In his instructive book on Plant Breeding, L. H. Bailey has a chapter on one of the most deserving of American originators of new varieties of vegetables, N. B. Keeney, of Leroy, New York. Mr. Keeney was at one time raising sixty-five varieties of garden peas and sixty-nine of beans, thirteen of the latter of his own originating, including the stringless kinds which have been introduced throughout the country by Mr. Burpee, and which are one of America's greatest achievements in plant development. The Professor was told by Mr.

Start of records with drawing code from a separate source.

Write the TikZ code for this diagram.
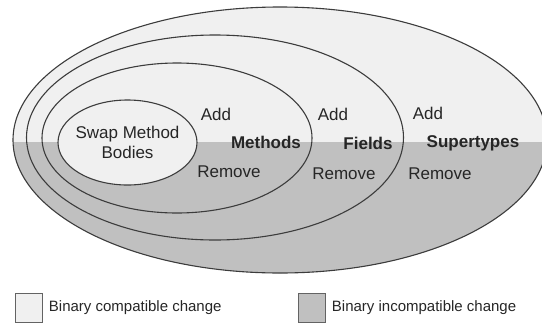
\documentclass[tikz,border=0pt]{standalone}
\usepackage{fontspec}
\setmainfont{Liberation Sans}
\usetikzlibrary{shapes.geometric}
\definecolor{compat}{HTML}{F0F0F0}
\definecolor{incompat}{HTML}{C0C0C0}
\definecolor{rim}{HTML}{3C3C3C}

\begin{document}
\begin{tikzpicture}[x=1pt, y=-1pt,
    ring/.style={ellipse, draw=rim, line width=1.1pt, inner sep=0pt},
    word/.style={font=\fontsize{17}{20}\selectfont, text=black!85},
    kind/.style={word, font=\fontsize{17}{20}\selectfont\bfseries},
    swatch/.style={draw=rim!80, line width=0.8pt, minimum width=27pt, minimum height=29pt, inner sep=0pt},
    legend/.style={font=\fontsize{15}{18}\selectfont, text=black!85, anchor=west}]
    \useasboundingbox (0,0) rectangle (542,325);
    % two halves of the big ellipse
    \fill[compat] (280,140) ellipse (267 and 133);
    \begin{scope}
        \clip (280,140) ellipse (267 and 133);
        \fill[incompat] (0,142) rectangle (560,280);
    \end{scope}
    % nested rings
    \node[ring, minimum width=534pt, minimum height=266pt] (supertypes) at (280,140) {};
    \node[ring, minimum width=377pt, minimum height=205pt] (fields) at (215,137.5) {};
    \node[ring, minimum width=270pt, minimum height=150pt] (methods) at (177,138) {};
    \node[ring, fill=compat, minimum width=139pt, minimum height=85pt, align=center] (swap) at (127.5,142.5) {};
    \node[word, align=center] (swaptext) at (swap.center) {Swap Method\\Bodies};
    % labels
    \node[word] (addm) at (216,114) {Add};
    \node[kind] (methodsl) at (266,142) {Methods};
    \node[word] (remm) at (229,172) {Remove};
    \node[word] (addf) at (333,114) {Add};
    \node[kind] (fieldsl) at (368,143) {Fields};
    \node[word] (remf) at (344,174) {Remove};
    \node[word] (adds) at (428,113) {Add};
    \node[kind] (supertypesl) at (473,143) {Supertypes};
    \node[word] (rems) at (440,174) {Remove};
    % legend
    \node[swatch, fill=compat] (boxc) at (28.5,308) {};
    \node[legend] (textc) at ([xshift=3pt]boxc.east) {Binary compatible change};
    \node[swatch, fill=incompat] (boxi) at (311.5,308) {};
    \node[legend] (texti) at ([xshift=3pt]boxi.east) {Binary incompatible change};
\end{tikzpicture}
\end{document}
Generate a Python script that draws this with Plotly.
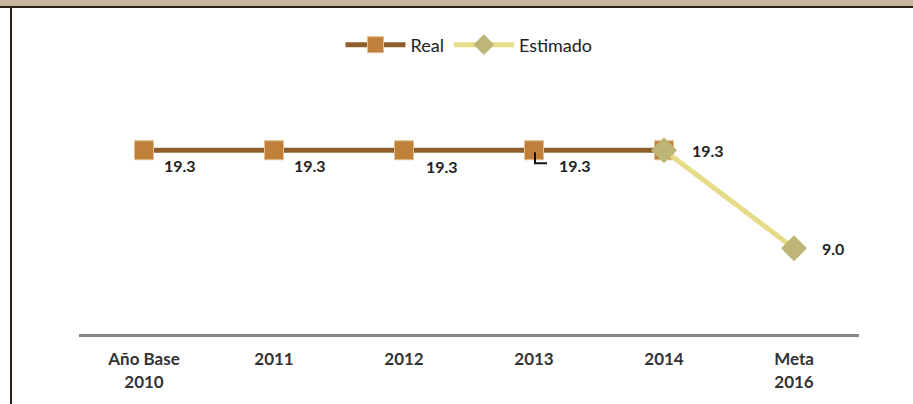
import plotly.graph_objects as go

categories = ["Año Base<br>2010", "2011", "2012", "2013", "2014", "Meta<br>2016"]
real_values = [19.3, 19.3, 19.3, 19.3, 19.3, None]
estimado_values = [None, None, None, None, 19.3, 9.0]

W, H = 913, 404
L, R, T, B = 79, 54, 96, 70
plot_w = W - L - R
plot_h = H - T - B

font_family = "Lato, 'Open Sans', sans-serif"
label_font = {"size": 16, "color": "#222222", "family": font_family, "weight": "bold"}

fig = go.Figure()

fig.add_trace(
    go.Scatter(
        x=categories,
        y=real_values,
        mode="lines+markers",
        name="Real",
        line={"color": "#8E5F2C", "width": 5},
        marker={
            "symbol": "square",
            "size": 19,
            "color": "#C0803A",
            "line": {"color": "#E2BE94", "width": 1},
        },
    )
)

fig.add_trace(
    go.Scatter(
        x=categories,
        y=estimado_values,
        mode="lines+markers",
        name="Estimado",
        line={"color": "#E6DB86", "width": 5},
        marker={"symbol": "diamond", "size": 20, "color": "#BDB676"},
    )
)

# data labels (x given as category index)
label_offsets = [(18, -15), (18, -15), (20, -16), (23, -15), (26, 0)]
for i, (dx, dy) in enumerate(label_offsets):
    fig.add_annotation(
        x=i, y=real_values[i], text=f"{real_values[i]:.1f}",
        showarrow=False, xanchor="left", xshift=dx, yshift=dy, font=label_font,
    )
fig.add_annotation(
    x=5, y=estimado_values[5], text=f"{estimado_values[5]:.1f}",
    showarrow=False, xanchor="left", xshift=26, yshift=0, font=label_font,
)

# small leader line on the 2013 label
fig.add_shape(
    type="path", xref="x", yref="y",
    xsizemode="pixel", ysizemode="pixel", xanchor=3, yanchor=real_values[3],
    path="M 1 -2 L 1 -13 L 13 -13",
    line={"color": "#111111", "width": 2},
)

# top band and left border
fig.add_shape(
    type="rect", xref="paper", yref="paper",
    x0=-L / plot_w, x1=(W - L) / plot_w,
    y0=(H - B - 6.5) / plot_h, y1=(H - B + 2) / plot_h,
    fillcolor="#C8B59C", line={"width": 0}, layer="below",
)
fig.add_shape(
    type="line", xref="paper", yref="paper",
    x0=-L / plot_w, x1=(W - L) / plot_w,
    y0=(H - B - 7) / plot_h, y1=(H - B - 7) / plot_h,
    line={"color": "#2A2018", "width": 2},
)
fig.add_shape(
    type="line", xref="paper", yref="paper",
    x0=(11 - L) / plot_w, x1=(11 - L) / plot_w,
    y0=-(B + 2) / plot_h, y1=(H - B - 7) / plot_h,
    line={"color": "#2A2018", "width": 2},
)

fig.update_layout(
    width=W,
    height=H,
    margin={"l": L, "r": R, "t": T, "b": B},
    paper_bgcolor="white",
    plot_bgcolor="white",
    showlegend=True,
    legend={
        "orientation": "h",
        "x": 0.5,
        "xanchor": "center",
        "y": (H - B - 45) / plot_h,
        "yanchor": "middle",
        "font": {"size": 18, "color": "#222222", "family": font_family},
        "itemwidth": 60,
    },
    xaxis={
        "type": "category",
        "showgrid": False,
        "showline": True,
        "linecolor": "#868686",
        "linewidth": 3,
        "ticks": "",
        "ticklabelstandoff": 8,
        "tickfont": {"size": 17, "color": "#333333", "family": font_family, "weight": "bold"},
        "range": [-0.5, 5.5],
    },
    yaxis={
        "range": [0, 25],
        "visible": False,
        "showgrid": False,
        "zeroline": False,
    },
)

fig.write_html(
    "out.html",
    config={"displayModeBar": False},
    post_script="document.body.style.margin='0';",
)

Keeney that fully three thousand varieties and forms of beans had been discarded by him as profitless!
In the same volume Professor Bailey informs us that the date of the first fruit book is 1817. "In 1845, nearly two hundred varieties of apples were described as having been fruited in this country, of which over half were of American origin." In 1872 the number of varieties described was 1823, and in 1892 American nurserymen offered for sale 878 varieties of apples.
Among the vegetables which have been varied and improved by American breeders are the squashes, pumpkins, sweet potatoes, rhubarb, celery, corn, lettuce, tomatoes, watermelons, cantaloupes, cucumbers, potatoes, and eggplants.
One vegetable, Brussels sprouts, has not been improved but greatly impaired by some man (whether an American or a European I do not know) who crossed it with cabbage, making the sprouts larger but less finely flavored and also less digestible.
As I wrote of tomatoes, which are of American origin, in the chapters on France and Italy I have only a few words to add.
It is an odd fact that although we can claim this succulent vegetable as one of the New World blessings, it was in the Old World, in the Mediterranean countries that its gastronomic value was first fully realized. In the United States, as in England and Germany, there seems to have been a prejudice against it because of its belonging to the same family as the deadly nightshade.
Much ingenuity has been expended in creating new varieties and prolonging the season. It is a most unfortunate circumstance that some of our most important vegetables are killed by the slightest frost. This is true of squashes, pumpkins, potatoes, beans, cucumbers, melons, and tomatoes. Knowing that Luther Burbank had succeeded in making apple-blossoms frost-proof, I once asked him to please do the same for tomatoes. He shook his head and replied that that was beyond his powers, because of their semi-tropic origin and habits.
Yellow tomatoes are not so much used (except for preserves) as they deserve to be. They have a very fine Flavor of their own. In regard to red varieties, it may be well to warn the breeders not to go too far in their efforts to create "beefsteak" varieties by reducing the seed pulp to a minimum. It is in that pulp that the richest Flavor is found, and the seeds do not appear to be indigestible.
Like the tomatoes, celery belongs to a family of poisonous plants and was also for a long time considered poisonous, which is doubtless the reason why it is only within comparatively recent years that it has come so much into demand. To-day it is raised all the way from Florida to Michigan, where it flourishes, particularly in the muck-bed area.
Celery is not indigenous to our soil. It has been used in Europe for centuries, but in the kitchen rather than as an ornament of the dining-room. In Italy, France, Germany, it is treated as a pot-herb, for flavoring stews and soups, the unbleached plant being preferred because of its more powerful Flavor; but all celery tops and leaves are useful for this purpose; they certainly do much to give zest to soups and stews.